The proposal limits state legislators to 10 years of service, down from a minimum of 16.
Needing 84,859 signatures, the secretary of state said it had counted 93,998 valid signatures out of 124,674 submitted.
If approved in November, the measure could bring an upheaval in the legislature two years later because majorities of both houses — presuming they are the same as today — would be ineligible for further service under the proposal, which is retroactive to include past service.
As it stands, legislators are limited to 16 years of total service, but two-year terms drawn by senators after redistricting every 10 years don't count against the limit. So, for example, Sen. Cecile Bledsoe
is currently running for a term that will give her 20 years in the Senate. Depending on the draw and the future of this amendment, Sen. Jason Rapert
could serve 22 years in the Senate.
The current provision was disingenuously pitched as a "term limits" amendment in a legislatively referred
amendment in 2014 that also gave legislators cover for a huge pay raise and provided loopholes for nominal limits on lobbyist wining and dining. It replaced a previous amendment that limited service to six years in the House and eight years in the Senate. (Again, with a lucky draw, a legislator could qualify for up to 16 years of total service.)
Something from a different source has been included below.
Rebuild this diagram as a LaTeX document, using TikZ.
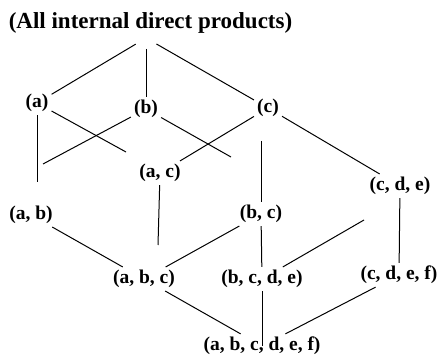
\documentclass[tikz,border=0pt]{standalone}
\usepackage{fontspec}
\setmainfont{Liberation Serif}
\usetikzlibrary{positioning}

\begin{document}
\begin{tikzpicture}[
    x=1pt, y=-1pt,
    title/.style={
        inner sep=2pt, font=\fontsize{23}{26}\selectfont\bfseries
    },
    group/.style={
        inner sep=3pt, font=\fontsize{19.5}{22}\selectfont\bfseries
    },
    line/.style={line width=1pt}
]
\useasboundingbox (0,0) rectangle (442,358);

% ============================== NODES ==============================
\node[title] (top) at (150.5,23) {(All internal direct products)};
\coordinate (apex) at (146,38);

% first row
\node[group] (a) at (37,103) {(a)};
\node[group] (b) at (146,109) {(b)};
\node[group] (c) at (268,108) {(c)};

% second row
\node[group] (ac) at (160,173) {(a, c)};
\node[group] (ab) at (31,215) {(a, b)};
\node[group] (bc) at (261,214) {(b, c)};
\node[group] (cde) at (400,186) {(c, d, e)};

% third row
\node[group] (abc) at (144,279) {(a, b, c)};
\node[group] (bcde) at (262,279) {(b, c, d, e)};
\node[group] (cdef) at (399,275) {(c, d, e, f)};

% bottom
\node[group] (all) at (262,346) {(a, b, c, d, e, f)};

% free ends
\coordinate (a_end) at (126,152);
\coordinate (a_down) at (37,182);
\coordinate (b_left) at (43,164);
\coordinate (b_right) at (231,157);
\coordinate (c_down) at (261,141);
\coordinate (ac_down) at (158,245);
\coordinate (bcde_up) at (364,220);

% ============================== LINES ==============================
\draw[line, shorten <=12pt] (apex) -- (a);
\draw[line, shorten <=11pt] (apex) -- (b);
\draw[line, shorten <=12pt] (apex) -- (c);

\draw[line] (a) -- (a_end);
\draw[line] (a.south) -- (a_down);
\draw[line] (b) -- (b_left);
\draw[line] (b) -- (b_right);
\draw[line] (c) -- (ac);
\draw[line] (c_down) -- (bc);
\draw[line] (c) -- (cde);

\draw[line] (ac) -- (ac_down);
\draw[line] (ab) -- (abc);
\draw[line] (abc) -- (bc);
\draw[line] (bc) -- (bcde);
\draw[line] (bcde) -- (bcde_up);
\draw[line] (cde) -- (cdef);

\draw[line] (abc) -- (all);
\draw[line] (bcde) -- (all.center);
\draw[line] (cdef) -- (all);

\end{tikzpicture}
\end{document}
The new limit, actually looser, not more limiting, is a godsend for the power-hungry. Accruing 16 (or 20 or 22 ) years in a single house is a pathway to immense power, similar to lifetime tenure before term limits for some incumbents. Added to legislative efforts to strengthen their power over the executive branch with new review powers, it's even more fearsome. And Issue One,
also on the ballot this year, will make their power even mightier by stripping the Arkansas Supreme Court of rule-making authority will discouraging lawsuits for damages.
The canvassing was financed by the national term limits organization, which has been powered
over the years by conservative forces. As yet, no organized opposition has appeared, but several legislators have already been griping about the potential for shorter tenures.
They argue that the state would suffer from the loss of institutional memory and experience. It was precisely that sort of thing that brought us the enormous GIF scandal and dishonest term limits amendments. Times columnist Jay Barth wrote this week
about what he sees as disadvantages.
Here's a video the campaign has put together.
One more thing: the latest proposal would allow changes only by initiative, not by legislation or amendment referred by legislature.